Tal vez el punto más importante sea contraponer este tipo de análisis a otros que construyen la sexualidad y el género como objetos densos, discretos, fijos en muchos sentidos. Si en una cárcel de hombres hay parcialidades de mujeres —y de hombres— construidas sobre cuerpos masculinos; identidades que se desplazan sobre el cuerpo operando de modo alterno polaridades de género y deseos (como la señalamos en el caso del travesti y su culo), deseos que siempre encuentran objetos sustitutos y justificaciones posibles; entonces no estamos ante algo sólido y completo. Estamos ante un orden que funciona mediante su disolución y reconfiguración, mediante una recreación estratégica. Un orden de parcialidades, reversible, aunque suene paradójico.

Entre tanta representación —palabras y discursos para designar múltiples máscaras— ¿cuáles son los espacios que le quedan a la corporalidad? ¿Qué caminos hay que seguir para conseguir una genuina apropiación del cuerpo?, ¿hasta qué punto la experiencia corporal obedece a deseos o a imposiciones identitarias o discursivas? En el caso de “el más cabrón” que viola a los violines, por ejemplo, ¿se trata de un deseo corporal, de una expresión de identidad, o de una imposición subjetivada?

Yo me preguntaría si se puede hablar del cuerpo, si el cuerpo es un objeto discursivo, si se lo puede enunciar.
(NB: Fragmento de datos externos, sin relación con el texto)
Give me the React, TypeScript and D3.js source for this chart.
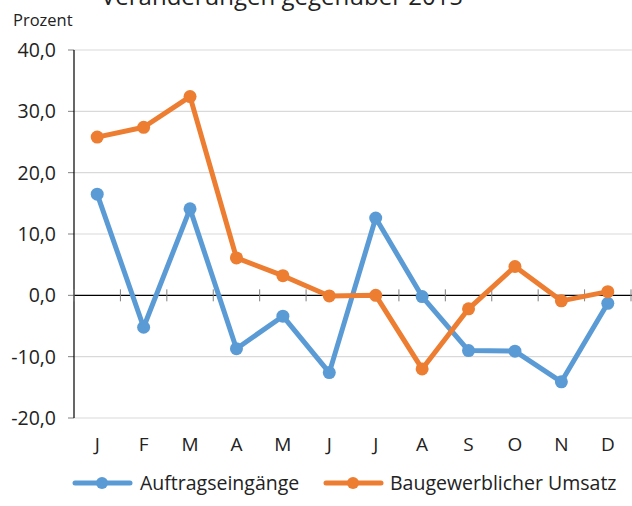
import React from "react";
import * as d3 from "d3";

const months = ["J", "F", "M", "A", "M", "J", "J", "A", "S", "O", "N", "D"];
const auftrag = [16.5, -5.2, 14.1, -8.7, -3.4, -12.6, 12.6, -0.2, -9.0, -9.1, -14.1, -1.3];
const umsatz = [25.8, 27.4, 32.4, 6.1, 3.2, -0.1, 0.0, -12.0, -2.2, 4.7, -0.9, 0.6];
const yTicks = [40, 30, 20, 10, 0, -10, -20];
const seriesNames = ["Auftragseingänge", "Baugewerblicher Umsatz"];
const colors = ["#5B9BD5", "#ED7D31"];

const W = 632;
const H = 506;
const FONT = "'Open Sans', sans-serif";

export default function App() {
  const x = d3.scaleBand<number>().domain(d3.range(12)).range([74, 631]);
  const y = d3.scaleLinear().domain([-20, 40]).range([418, 50]);
  const cx = (i: number) => (x(i) as number) + x.bandwidth() / 2;
  const line = d3
    .line<number>()
    .x((_, i) => cx(i))
    .y((d) => y(d));
  const series = [auftrag, umsatz];
  const fmt = (v: number) => v.toFixed(1).replace(".", ",");
  const boundaries = d3.range(13).map((i) => 74 + i * x.bandwidth());

  return (
    <svg
      width={W}
      height={H}
      style={{ position: "absolute", left: 0, top: 0, background: "#fff" }}
      fontFamily={FONT}
    >
      <text x={101} y={5} fontSize={24} fill="#222">
        Veränderungen gegenüber 2015
      </text>
      <text x={13} y={26} fontSize={16.5} fill="#222">
        Prozent
      </text>
      {yTicks.map((t) => (
        <g key={t}>
          {t !== 0 && (
            <line x1={74} x2={632} y1={y(t)} y2={y(t)} stroke="#d9d9d9" strokeWidth={1.2} />
          )}
          <line x1={68} x2={74} y1={y(t)} y2={y(t)} stroke="#808080" strokeWidth={1} />
          <text x={56} y={y(t)} dy="0.36em" textAnchor="end" fontSize={19.5} fill="#222">
            {fmt(t)}
          </text>
        </g>
      ))}
      <line x1={74} x2={74} y1={y(40)} y2={y(-20)} stroke="#000" strokeWidth={1.2} />
      <line x1={74} x2={632} y1={y(0)} y2={y(0)} stroke="#000" strokeWidth={1.2} />
      {boundaries.map((b, i) => (
        <line key={i} x1={b} x2={b} y1={y(0) - 6} y2={y(0) + 6} stroke="#808080" strokeWidth={1} />
      ))}
      {months.map((m, i) => (
        <text key={i} x={cx(i)} y={451} textAnchor="middle" fontSize={19} fill="#222">
          {m}
        </text>
      ))}
      {series.map((s, k) => (
        <g key={k}>
          <path d={line(s) || ""} fill="none" stroke={colors[k]} strokeWidth={5} strokeLinejoin="round" />
          {s.map((v, i) => (
            <circle key={i} cx={cx(i)} cy={y(v)} r={6.5} fill={colors[k]} />
          ))}
        </g>
      ))}
      {[
        { x0: 75, tx: 140 },
        { x0: 326, tx: 390 },
      ].map((l, k) => (
        <g key={k}>
          <line x1={l.x0} x2={l.x0 + 55} y1={483} y2={483} stroke={colors[k]} strokeWidth={5} strokeLinecap="round" />
          <circle cx={l.x0 + 27} cy={483} r={6} fill={colors[k]} />
          <text x={l.tx} y={490} fontSize={19.5} fill="#222">
            {seriesNames[k]}
          </text>
        </g>
      ))}
    </svg>
  );
}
Creo que hay una dimensión de la experiencia del cuerpo que no es discursiva ni puede transitar por el discurso. Este es un límite epistemológico y metodológico de las ciencias sociales para estudiarlo. Yo me limité a investigar ciertos entrecruzamientos entre cuerpo, identidad y deseo, que me parece constituyen la triada pertinente para estudiar género y sexualidad. Si entre el cuerpo, la identidad y el deseo se pueden construir relaciones de acoplamiento, de ‘alianza’ por así llamarlas, también se pueden configurar relaciones de desasimiento y de fragmentación. En este sentido, el ejemplo expuesto en la pregunta podría tratarse tanto de un deseo corporal, como de una expresión de identidad y de una imposición subjetivada. La clave es que nunca será sólo una de esas dimensiones y cada una se interceptará con la otra en una escena como la descripta.

No obstante, creo que la corporalidad debe entenderse como una dimensión liminar entre discurso y cuerpo. Este fue el concepto que mejor me sirvió para estudiar las relaciones entre ambos en la cárcel. No hablaba ante todo de un objeto rodeado de descripciones y prescripciones, sino de un proceso oscilante.